## RECORDED INFORMATION
● ● ●

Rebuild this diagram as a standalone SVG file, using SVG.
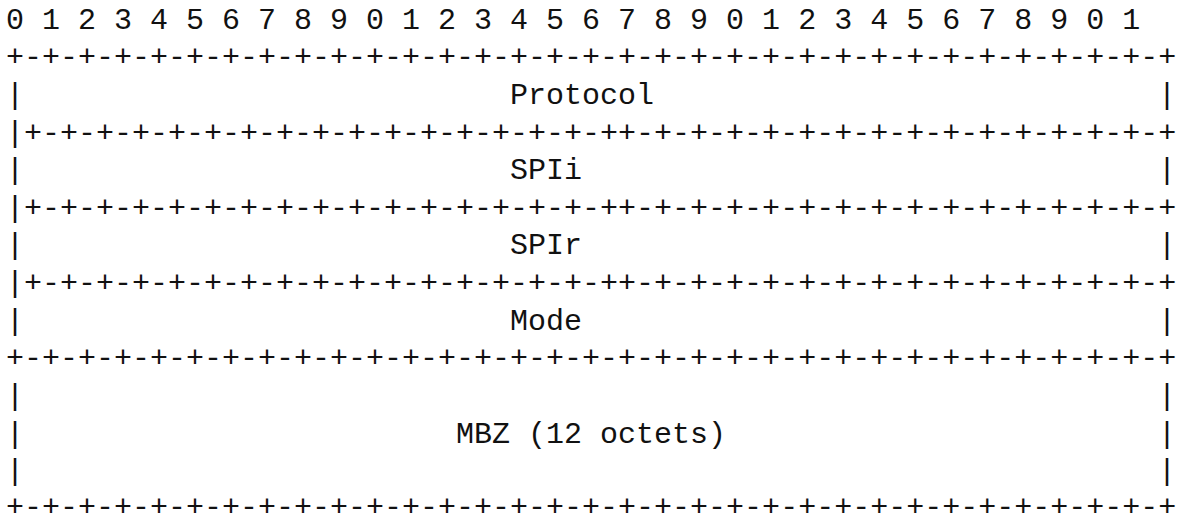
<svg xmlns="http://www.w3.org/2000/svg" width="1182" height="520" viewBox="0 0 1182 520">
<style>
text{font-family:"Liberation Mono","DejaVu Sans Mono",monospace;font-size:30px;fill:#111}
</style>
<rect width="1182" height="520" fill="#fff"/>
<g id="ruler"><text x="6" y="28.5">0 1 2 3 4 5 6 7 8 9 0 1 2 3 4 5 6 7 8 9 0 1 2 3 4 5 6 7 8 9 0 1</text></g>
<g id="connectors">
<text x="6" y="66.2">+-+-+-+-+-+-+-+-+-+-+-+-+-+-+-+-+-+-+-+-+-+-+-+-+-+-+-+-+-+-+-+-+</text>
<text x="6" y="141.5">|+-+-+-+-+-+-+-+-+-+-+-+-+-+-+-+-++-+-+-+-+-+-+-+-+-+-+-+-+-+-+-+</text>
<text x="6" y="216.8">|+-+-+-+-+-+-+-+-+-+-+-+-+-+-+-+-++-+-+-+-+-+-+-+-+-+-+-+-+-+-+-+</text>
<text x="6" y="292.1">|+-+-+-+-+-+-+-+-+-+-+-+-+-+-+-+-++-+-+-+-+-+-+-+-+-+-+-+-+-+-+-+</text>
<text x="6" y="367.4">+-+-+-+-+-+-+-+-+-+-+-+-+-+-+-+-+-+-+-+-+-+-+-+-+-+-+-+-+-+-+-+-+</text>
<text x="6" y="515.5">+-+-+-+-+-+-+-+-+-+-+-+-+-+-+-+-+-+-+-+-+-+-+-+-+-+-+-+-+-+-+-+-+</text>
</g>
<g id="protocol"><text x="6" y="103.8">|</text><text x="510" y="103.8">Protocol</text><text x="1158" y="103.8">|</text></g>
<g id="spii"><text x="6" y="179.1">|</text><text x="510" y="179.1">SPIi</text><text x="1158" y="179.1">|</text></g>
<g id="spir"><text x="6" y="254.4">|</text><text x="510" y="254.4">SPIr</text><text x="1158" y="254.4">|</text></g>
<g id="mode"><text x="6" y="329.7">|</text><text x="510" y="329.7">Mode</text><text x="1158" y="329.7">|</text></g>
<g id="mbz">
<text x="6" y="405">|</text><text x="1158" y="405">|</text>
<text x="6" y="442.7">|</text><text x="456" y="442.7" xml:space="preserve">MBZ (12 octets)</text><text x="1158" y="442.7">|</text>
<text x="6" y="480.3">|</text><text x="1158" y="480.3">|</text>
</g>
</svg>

● ● ●

Write the material out again exactly as it appears, dropping the pictures.

Rebuild this diagram as a standalone SVG file, using SVG.
<svg xmlns="http://www.w3.org/2000/svg" width="1182" height="520" viewBox="0 0 1182 520">
<style>
text{font-family:"Liberation Mono","DejaVu Sans Mono",monospace;font-size:30px;fill:#111}
</style>
<rect width="1182" height="520" fill="#fff"/>
<g id="ruler"><text x="6" y="28.5">0 1 2 3 4 5 6 7 8 9 0 1 2 3 4 5 6 7 8 9 0 1 2 3 4 5 6 7 8 9 0 1</text></g>
<g id="connectors">
<text x="6" y="66.2">+-+-+-+-+-+-+-+-+-+-+-+-+-+-+-+-+-+-+-+-+-+-+-+-+-+-+-+-+-+-+-+-+</text>
<text x="6" y="141.5">|+-+-+-+-+-+-+-+-+-+-+-+-+-+-+-+-++-+-+-+-+-+-+-+-+-+-+-+-+-+-+-+</text>
<text x="6" y="216.8">|+-+-+-+-+-+-+-+-+-+-+-+-+-+-+-+-++-+-+-+-+-+-+-+-+-+-+-+-+-+-+-+</text>
<text x="6" y="292.1">|+-+-+-+-+-+-+-+-+-+-+-+-+-+-+-+-++-+-+-+-+-+-+-+-+-+-+-+-+-+-+-+</text>
<text x="6" y="367.4">+-+-+-+-+-+-+-+-+-+-+-+-+-+-+-+-+-+-+-+-+-+-+-+-+-+-+-+-+-+-+-+-+</text>
<text x="6" y="515.5">+-+-+-+-+-+-+-+-+-+-+-+-+-+-+-+-+-+-+-+-+-+-+-+-+-+-+-+-+-+-+-+-+</text>
</g>
<g id="protocol"><text x="6" y="103.8">|</text><text x="510" y="103.8">Protocol</text><text x="1158" y="103.8">|</text></g>
<g id="spii"><text x="6" y="179.1">|</text><text x="510" y="179.1">SPIi</text><text x="1158" y="179.1">|</text></g>
<g id="spir"><text x="6" y="254.4">|</text><text x="510" y="254.4">SPIr</text><text x="1158" y="254.4">|</text></g>
<g id="mode"><text x="6" y="329.7">|</text><text x="510" y="329.7">Mode</text><text x="1158" y="329.7">|</text></g>
<g id="mbz">
<text x="6" y="405">|</text><text x="1158" y="405">|</text>
<text x="6" y="442.7">|</text><text x="456" y="442.7" xml:space="preserve">MBZ (12 octets)</text><text x="1158" y="442.7">|</text>
<text x="6" y="480.3">|</text><text x="1158" y="480.3">|</text>
</g>
</svg>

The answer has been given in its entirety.